While the majority of the world may choose their vocation according to how much they'll get paid in exchange for their time, how many opportunities for ego inflation through titles and promotions exist, and how impressive it will make their resume look, sensitives just can't take that same approach. When the work is meaningless, so is any money earned from it. When knowledge isn't being cultivated and shared, your mind shifts to auto-pilot. When your soul isn't nourished and expressed, you rob yourself and others of the fulfillment of destinies. Without inspiration, you forget how to breathe. You forget that you're supposed to take in the air that feeds the essence of existence. You don't spend your time living and others wither in the shade, unable to feel the warmth of your inner light.


  1. so absolutely true

  2. Thanks for your validation. Still learning to let go, follow and trust the heart rather than let the mind question its faith. =)

  3. I should be thanking you for your validation. I've been reading your blog over the last several days and I can relate to almost everything you have written. It's very comforting to know I'm not going crazy :-)

    I'm in my last semester of law school and have a graduate degree. By all accounts, I'm the epitomy of an accomplished and successful person with a bright future to look forward to.
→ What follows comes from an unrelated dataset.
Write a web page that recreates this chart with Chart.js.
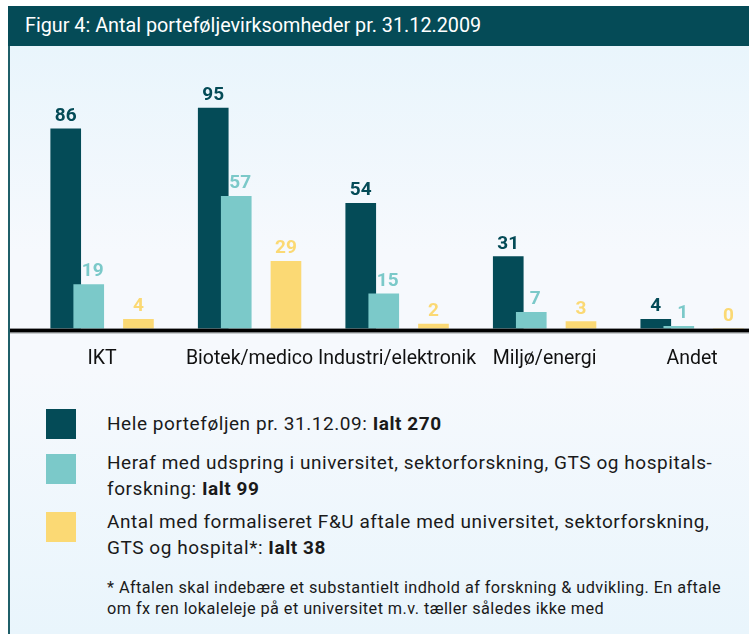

So why is it that I'm dead on the inside, a shell of the person I used to be, one step removed from spiraling into a big, black hole?

    Because an HSP doesn't measure success, contentment, and self-fulfillment by the standards imposed on us by the non-HSP world. I could care less about status, privilege, and nice cars. All the things that make others feel good about themselves, make them feel as though they matter, make me want to hang my head in shame.

    I've reached my limit and now my soul is screaming out to me, pleading with me to set it free so that it can pursue what it was always meant to, except this time I won't question its wisdom. I won't try to hinder its path by judging it as infantile, impractical, foolhardy,... Instead, I will follow its lead and let it soar.

    All of this to let you know you are not alone.

  4. Exactly. I completely agree. I could care less about status and privilege either, in the non-HSP sense. Like you, I'm near the end of a graduate program that I'm now wondering why I pursued in the first place. I have plans to move on and hopefully pursue what I really want to do, but it's very difficult to finish an MBA program when you view the business world and its practices as bull. Thank you for sharing your thoughts; very soulful by the way. It is comforting to know that others view the world the same way. =)

  5. Ms. Elizabeth, you are Awsom!!!.
    I AM AMAZED how you know so much about my Sensitivity and my inner makings. I have finally discovered my passion in writing. I never used or nourished my Creative Genius since i was a little girl bullied and teased in elementary School. back then I loved music and learned how to read it. I played the bells, autoharp, exzylophone, and my favorite the Violin. I also sang in the school chorus and the church choir. I was stuffing a lot of pain and my musical passion ended there. After 23 years I am completing my autobiography that I started in 1991.
    My soul has not been nourished for a long time.
    Thank you for you insights, wisdom and knowledge.